Net labels also reduce visual clutter on single-page schematics. Instead of routing a long wire from one corner of the diagram to another, you can label both endpoints and skip the line entirely. Common labels you’ll encounter include power rail names (3.3V, 5V, GND), clock signals, and data bus lines.
Ground Symbols You’ll Encounter
Ground is one of the most common elements on any schematic, and it uses several different symbols depending on the type of ground being referenced. Three diagonal lines stacked together represent chassis ground, meaning the metal enclosure or frame of the device. Three horizontal bars of decreasing length represent earth ground, a connection to the literal ground through a grounding rod or building wiring.

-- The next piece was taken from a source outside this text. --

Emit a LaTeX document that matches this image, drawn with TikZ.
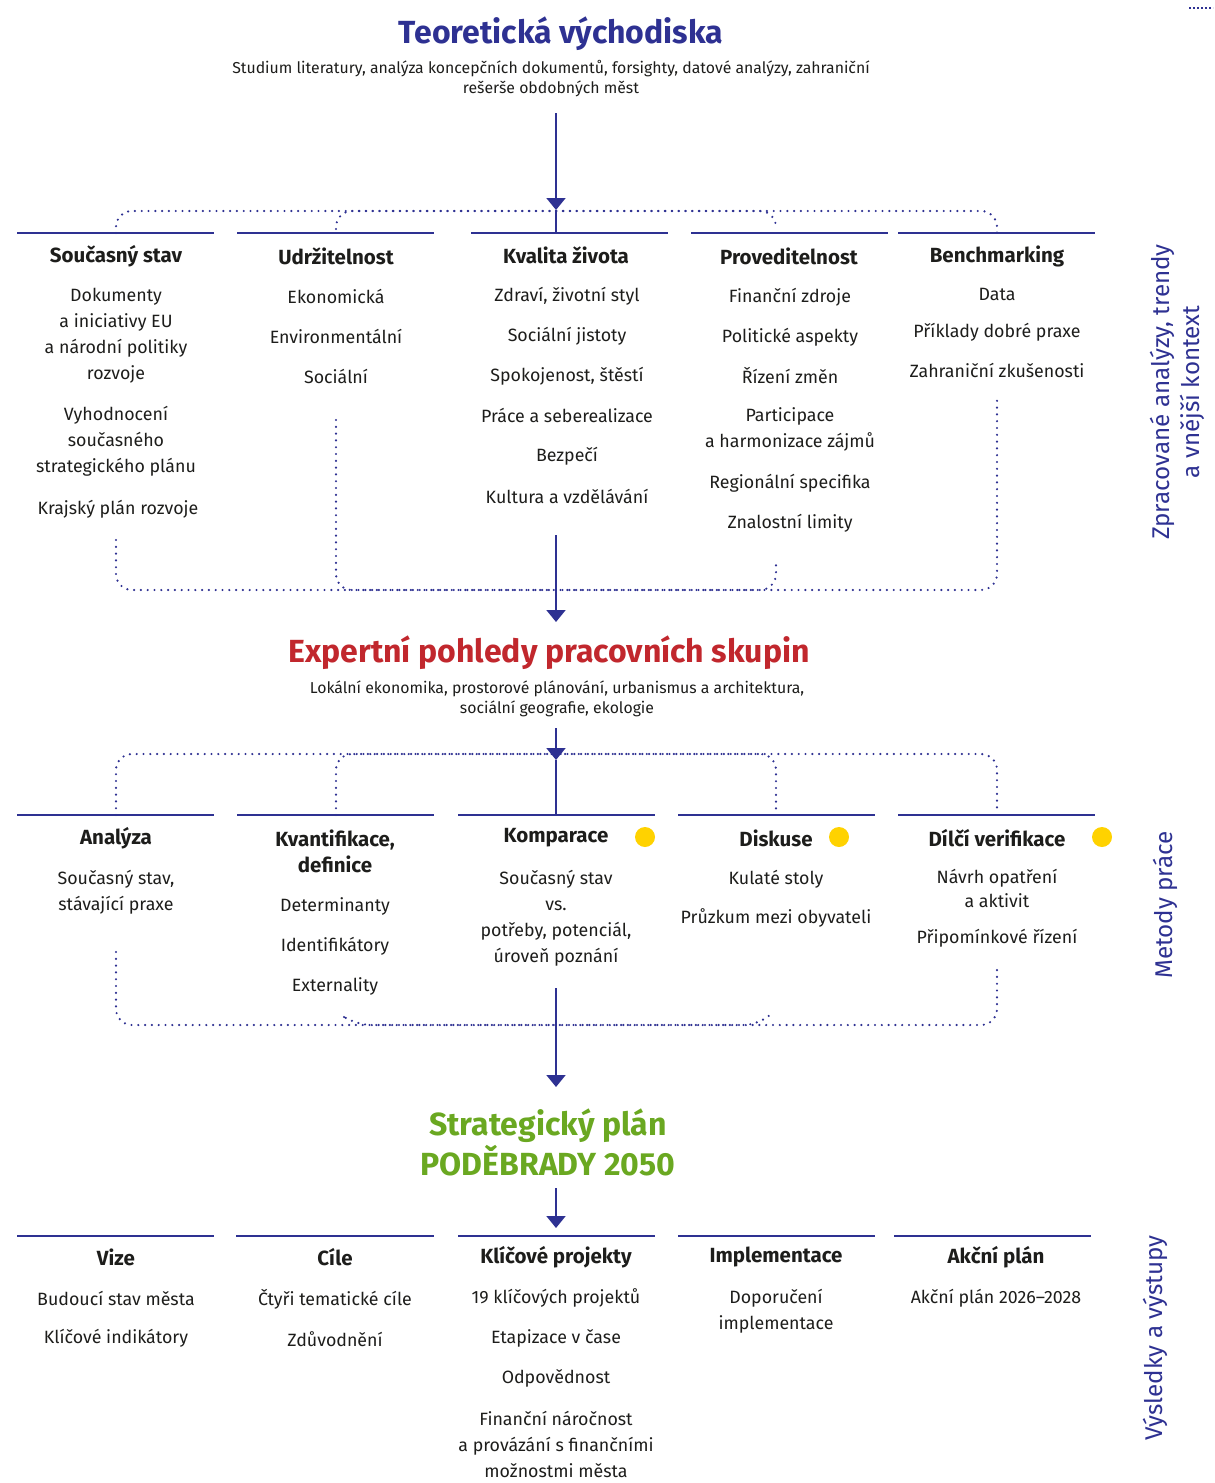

Three parallel lines of decreasing length represent analog or circuit ground, the common return path within the circuit itself. A hollow triangle typically indicates digital ground, though it’s often used as a general reference ground as well.
These distinctions matter because in many designs, analog and digital ground are kept separate to prevent electrical noise from one section from interfering with the other. They may connect at a single point, but the schematic shows them as distinct to communicate that separation.
What You Need to Get Started Reading Them
You don’t need an engineering degree to read a basic schematic. Start by identifying the power source and ground, then trace the path current would follow from one to the other. Look up any symbols you don’t recognize. Pay attention to reference designators and component values printed next to each symbol (a resistor might say “10kΩ,” a capacitor “100μF”). Those values tell you the specific part being used, not just the type of component.
Practice with simple circuits first: a battery, a resistor, and an LED is a classic starting point. Once you can follow current through that loop and understand why each component is there, more complex schematics become a matter of reading one section at a time rather than trying to absorb the whole page at once.